At North Eltham Reserve, on a night that feels more like a family gathering than a sporting fixture, I see “data scouts” from two companies. While volunteers man the tuckshop and grill cevapis, the data scouts are collecting in-play data on behalf of the global betting industry.
The companies they work for – Genius Sports and Sportradar (via a subsidiary) – are giants of the sports data industry, and their current legal tussle over the rights to collect data at English Premier League matches exemplifies their dominance in this field. Both also run integrity protection programs to help sports monitor for match fixing, with a clientele that includes the likes of FIFA and the NFL.
These aren’t the only companies sending scouts to amateur and semi-professional matches in Melbourne – I’ve encountered representatives from six different companies in as many weeks – but they are the only ones I have met at games this far below the national A-League.
“We make no secret of our coverage of soccer competitions in Australia which we distribute to licensed bookmakers around the world,” a spokesperson for Sportradar says by email. “We also use the data collected to enhance [our] integrity bet monitoring for Football Australia.” Sportsradar maintains that it covers fewer matches at the lower level.

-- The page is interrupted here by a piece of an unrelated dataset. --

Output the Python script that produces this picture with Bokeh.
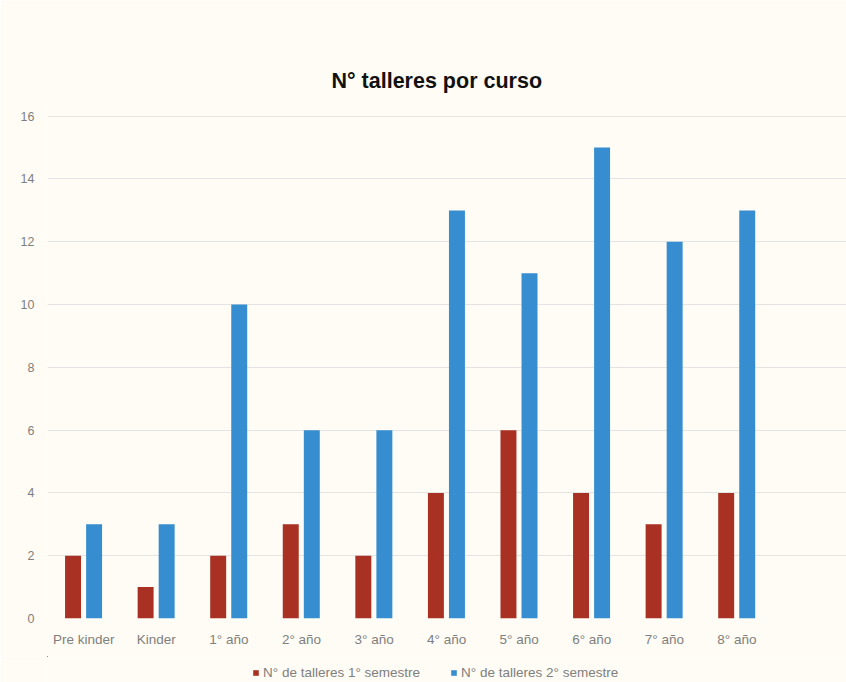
from bokeh.plotting import figure
from bokeh.layouts import column
from bokeh.models import Range1d, FixedTicker, ColumnDataSource, Legend, LegendItem
from bokeh.transform import dodge
from bokeh.embed import file_html
from bokeh.resources import INLINE

cursos = ["Pre kinder", "Kinder", "1° año", "2° año", "3° año",
          "4° año", "5° año", "6° año", "7° año", "8° año"]
semestre1 = [2, 1, 2, 3, 2, 4, 6, 4, 3, 4]
semestre2 = [3, 3, 10, 6, 6, 13, 11, 15, 12, 13]
y_ticks = [0, 2, 4, 6, 8, 10, 12, 14, 16]
serie1 = "N° de talleres 1° semestre"
serie2 = "N° de talleres 2° semestre"
titulo = "N° talleres por curso"

pos = [i + 0.5 for i in range(len(cursos))]
src = ColumnDataSource(dict(x=pos, s1=semestre1, s2=semestre2))

BG = "#FEFCF4"
GRAY = "#7F7F7F"
RED = "#A83123"
BLUE = "#368ED0"
FONT = "Liberation Sans"

p = figure(width=846, height=656, output_backend="svg", toolbar_location=None,
           x_range=Range1d(0, 11.01), y_range=Range1d(0, 16.5),
           min_border_left=47, min_border_right=0, min_border_top=100,
           min_border_bottom=38, title=titulo)

p.background_fill_color = BG
p.border_fill_color = BG
p.outline_line_color = None

p.title.align = "left"
p.title.text_font = FONT
p.title.text_font_size = "21.5px"
p.title.text_font_style = "bold"
p.title.text_color = "#111111"
p.title.offset = 284
p.title.standoff = 16

r1 = p.vbar(x=dodge("x", -0.148, range=p.x_range), top="s1", width=0.22,
            source=src, fill_color=RED, line_color=None)
r2 = p.vbar(x=dodge("x", 0.142, range=p.x_range), top="s2", width=0.22,
            source=src, fill_color=BLUE, line_color=None)

p.xaxis.ticker = FixedTicker(ticks=pos)
p.xaxis.major_label_overrides = {x: c for x, c in zip(pos, cursos)}
p.yaxis.ticker = FixedTicker(ticks=y_ticks)

for ax in (p.xaxis[0], p.yaxis[0]):
    ax.axis_line_color = None
    ax.major_tick_line_color = None
    ax.minor_tick_line_color = None
    ax.major_label_text_color = GRAY
    ax.major_label_text_font = FONT
p.xaxis.major_label_text_font_size = "13.5px"
p.yaxis.major_label_text_font_size = "12.5px"
p.xaxis.major_tick_out = 0
p.xaxis.major_label_standoff = 13
p.yaxis.major_label_standoff = 7

p.xgrid.grid_line_color = None
p.ygrid.ticker = FixedTicker(ticks=y_ticks)
p.ygrid.grid_line_color = "#E4E4E4"
p.ygrid.grid_line_width = 1

# separate strip holding the legend below the chart (its glyphs lie outside its view)
q = figure(width=846, height=26, output_backend="svg", toolbar_location=None,
           x_range=Range1d(50, 51), y_range=Range1d(-50, -49),
           min_border_left=0, min_border_right=0, min_border_top=0,
           min_border_bottom=0)
q.axis.visible = False
q.grid.visible = False
q.outline_line_color = None
q.background_fill_color = BG
q.border_fill_color = BG
k1 = q.vbar(x="x", top="s1", width=0.1, source=src, fill_color=RED, line_color=None)
k2 = q.vbar(x="x", top="s2", width=0.1, source=src, fill_color=BLUE, line_color=None)

legend = Legend(items=[LegendItem(label=serie1, renderers=[k1]),
                       LegendItem(label=serie2, renderers=[k2])],
                orientation="horizontal", location=(205, 2),
                background_fill_alpha=0, border_line_color=None,
                glyph_width=7, glyph_height=7, label_standoff=4,
                spacing=30, padding=0, margin=0,
                label_text_font=FONT, label_text_font_size="13.5px",
                label_text_color=GRAY, label_height=14)
q.add_layout(legend, "center")

layout = column(p, q, spacing=0)
open("out.html", "w").write(file_html(layout, INLINE))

Though one of the scouts at North Eltham Reserve wears a media accreditation lanyard from Football Victoria, the state body would not speak on the record about which data partnerships it has in place. In any case, this is a public park, and lanyard or not, there’s little anyone could do to stop them collecting data.
That is part of the reason that Football Gold Coast decided to commercialise the data rights to competitions like its social midweek matches.
“We get $20,000 a year,” Mr Bresic says about a deal signed in 2019 to make Genius Sports the data partner for football on the Gold Coast. It’s money that provides much-needed funds to support coaching and refereeing programs, and while Mr Bresic doesn’t like the way betting has become such a major part of sport, he says “at least this way we’ve got a semblance of control over who’s doing it”.
“It’s not like we are going outside the governing body either,” Mr Bresic says. “It was something that was presented to us by Football Queensland.”
Football Queensland declined to provide details of which companies it has data partnerships with.
“We do not knowingly cover any amateur competitions,” Genius Sport said in a statement. “The rules governing players within the league are set by Football Gold Coast.”
Not everybody is happy about the amount of betting occurring at low levels of soccer. The head of legal at the players’ union, Professional Football Australia, Angela Collins, says “there needs to be a clear line drawn on high-risk games”.
“At the moment, there’s no delineation between professional and amateur games being open to betting which leaves players, club personnel and administrators at a grassroots level vulnerable to dangerous influences. It’s incumbent on the sport’s governing body to provide adequate education and safe reporting mechanisms for the sport’s most vulnerable participants. The sport needs to develop bespoke education for all players, not only those who reach the professional level.“
Genius Sport says it has no contracts with Digitain, the company linked to sites like betlive.cc, while Sportradar says its partnership with the company excludes its coverage of Australian sport. The computer code powering sites like betlive.cc does not show where Digitain’s live data originates.
Both Genius Sport and Sportradar say they provide or have offered to provide integrity monitoring services on the games they cover, though neither company could point to education programs they are providing to players, coaches and others involved in community football to protect them from the potential advances of match-fixers.
“I suspect there’s some genuine naivety by some officials,” Mr Wilkie says. “I suspect there’s some willful ignorance by other officials. And I suspect this is happening with the full knowledge of other officials.”
Digitain, BetConstruct and Football Australia have been approached for comment.